The green garnish atop the custard is fried sage. The soup was rich and buttery. The eggnog custard was silky smooth and made with Meyer rum! I would never have though to put the squash and eggnog flavors together, but it was perfect harmony.
Our third course was grilled veal sweetbreads and Dahlia root "Oppan Gangham Style." Chef Eric explained that his staff wanted to name this Asian style dish after the current, hot Korean dance craze!
My dish did not have the sweetbreads, but I still got to enjoy the slaw style dish. As a whole, the dish had amazing texture and depth of flavor. There was a definite spicy kick in there that I was loving.
At this point, I wasn't sure if I could keep eating. Let's be honest, I'd already consumed quite a bit of decadent food, but Chef Eric kept the plates coming so, when in Rome!
For the meat eaters the final savory course was coffee and cherry rubbed venison, gratin of Waldoboro greenneck turnip, foraged mushrooms, winter kale, black currant and game jus.
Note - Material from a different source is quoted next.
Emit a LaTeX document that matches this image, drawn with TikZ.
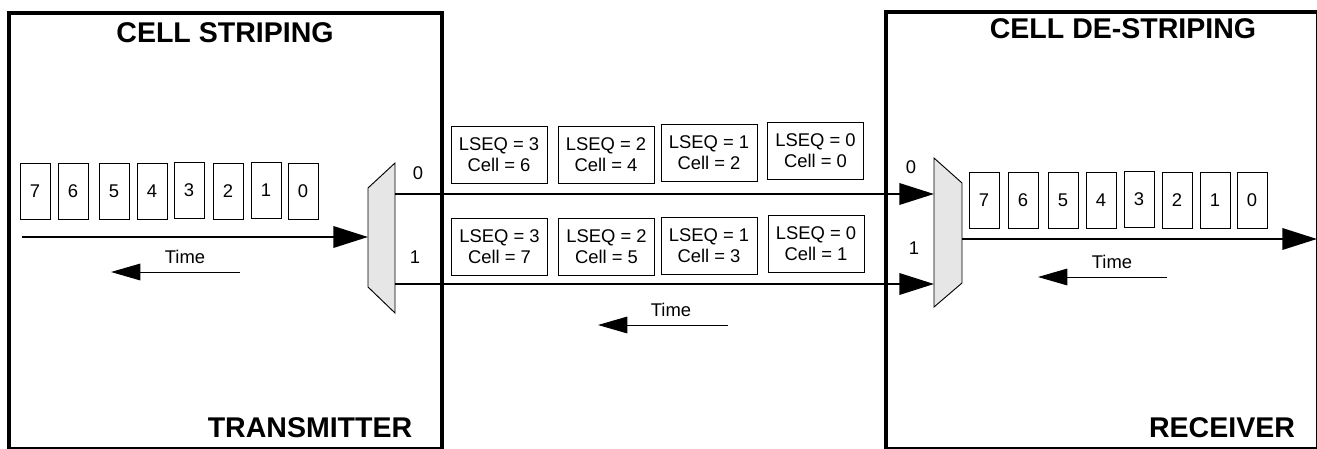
\documentclass[tikz,border=0pt]{standalone}
\usepackage{fontspec}
\setmainfont{Liberation Sans}
\usetikzlibrary{arrows.meta}
\definecolor{muxgray}{RGB}{230,230,230}
\tikzset{
  frame/.style={draw, line width=3pt},
  title/.style={font=\fontsize{21.4}{24}\selectfont\bfseries, inner sep=0pt},
  cellbox/.style={draw, line width=0.7pt, minimum width=22.5pt, minimum height=42pt, inner sep=0pt, font=\fontsize{13.8}{15}\selectfont},
  seqbox/.style={draw, line width=0.7pt, minimum width=72pt, minimum height=42.75pt, inner sep=0pt, align=center, font=\fontsize{13.8}{15.6}\selectfont},
  lbl/.style={inner sep=0pt, font=\fontsize{13.8}{15}\selectfont},
  mux/.style={draw, line width=0.7pt, fill=muxgray},
  bigarrow/.style={line width=1.9pt, -{Triangle[length=26pt,width=16pt]}},
  timearrow/.style={line width=0.75pt, -{Triangle[length=22pt,width=12.5pt]}}
}
\begin{document}
\begin{tikzpicture}[x=0.75pt, y=-0.75pt]
\useasboundingbox (0,0) rectangle (1317,449);
% frames
\draw[frame] (8.5,13) rectangle (442,449);
\draw[frame] (886,12) rectangle (1318,449);
% titles
\node[title] (t1) at (225,33) {CELL STRIPING};
\node[title] (t2) at (310,428) {TRANSMITTER};
\node[title] (t3) at (1123,29) {CELL DE-STRIPING};
\node[title] (t4) at (1222,428) {RECEIVER};
% transmitter cells
\foreach \n/\x/\y in {7/35/191, 6/73/191, 5/114/191, 4/152/191, 3/189/190, 2/228/191, 1/266/190.5, 0/303/191}
  \node[cellbox] (tc\n) at (\x,\y) {\n};
% receiver cells
\foreach \n/\x/\y in {7/984/200.5, 6/1023/200.5, 5/1063/200.5, 4/1101/200.5, 3/1139/199.5, 2/1177/200.5, 1/1215/200.5, 0/1252/200.5}
  \node[cellbox] (rc\n) at (\x,\y) {\n};
% muxes
\draw[mux] (368,188) -- (395,163) -- (395,313) -- (368,287) -- cycle;
\draw[mux] (934,158) -- (962,183) -- (962,283) -- (934,307) -- cycle;
% ports
\coordinate (txsrc) at (22,237);
\coordinate (txin) at (368,237);
\coordinate (txo0) at (395,194);
\coordinate (txo1) at (395,284);
\coordinate (rxi0) at (934,194);
\coordinate (rxi1) at (934,284);
\coordinate (rxout) at (962,239);
\coordinate (rxend) at (1317,239);
% connectors
\draw[bigarrow] (txsrc) -- (txin);
\draw[bigarrow] (txo0) -- (rxi0);
\draw[bigarrow] (txo1) -- (rxi1);
\draw[bigarrow] (rxout) -- (rxend);
% port labels
\node[lbl] (l0) at (418,173) {0};
\node[lbl] (l1) at (415,257) {1};
\node[lbl] (r0) at (911,167) {0};
\node[lbl] (r1) at (914,248) {1};
% sequence boxes
\node[seqbox] (s03) at (499,154.5) {LSEQ = 3\\Cell = 6};
\node[seqbox] (s02) at (606,154.5) {LSEQ = 2\\Cell = 4};
\node[seqbox] (s01) at (709,152.5) {LSEQ = 1\\Cell = 2};
\node[seqbox] (s00) at (815.5,151) {LSEQ = 0\\Cell = 0};
\node[seqbox] (s13) at (499.5,246.5) {LSEQ = 3\\Cell = 7};
\node[seqbox] (s12) at (606.5,246.5) {LSEQ = 2\\Cell = 5};
\node[seqbox] (s11) at (709,245.5) {LSEQ = 1\\Cell = 3};
\node[seqbox] (s10) at (816,243.5) {LSEQ = 0\\Cell = 1};
% time arrows
\node[lbl] (time1) at (185,257) {Time};
\coordinate (ta1s) at (240,272);
\coordinate (ta1e) at (111,272);
\draw[timearrow] (ta1s) -- (ta1e);
\node[lbl] (time2) at (671,310) {Time};
\coordinate (ta2s) at (728,325);
\coordinate (ta2e) at (598,325);
\draw[timearrow] (ta2s) -- (ta2e);
\node[lbl] (time3) at (1112,262) {Time};
\coordinate (ta3s) at (1167,277);
\coordinate (ta3e) at (1038,277);
\draw[timearrow] (ta3s) -- (ta3e);
\end{tikzpicture}
\end{document}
My version of the dish was basically the same, minus the venison of course. The turnip gratin was so rich and creamy! I loved the mushrooms and the kale as accents. I have really been on a kale kick for the last year or so.
At last, with our pants about to bust at the seams, we accepted the delivery of Musque de Provence pumpkin cake. This cake looked like and tasted very similar to carrot cake. It came with a side of dark chocolate ganache that was that extra cherry on the sundae with every bite.
Post 390's Farm-to-Post dinner was a beautiful, elegant, decadent ode to the specialties of Sparrow Arc Farm. It was so special to watch the video of the farm's day-to-day operations, meet co-owner Heather, share a meal with the wonderful team at Himmel Hospitality Group and of course, dine on Chef Eric's truly outstanding six course meal.
Thank you to Chris Himmel, Paul Dias, Chef Eric Brennan and Maura Graham for having for me. An extra special thank you to Chef Eric who made every single dish in a vegetarian version so that I could enjoy it.
The next Farm-to-Post dinner is this Wednesday November 14th, I look forward to sharing the next feast with you!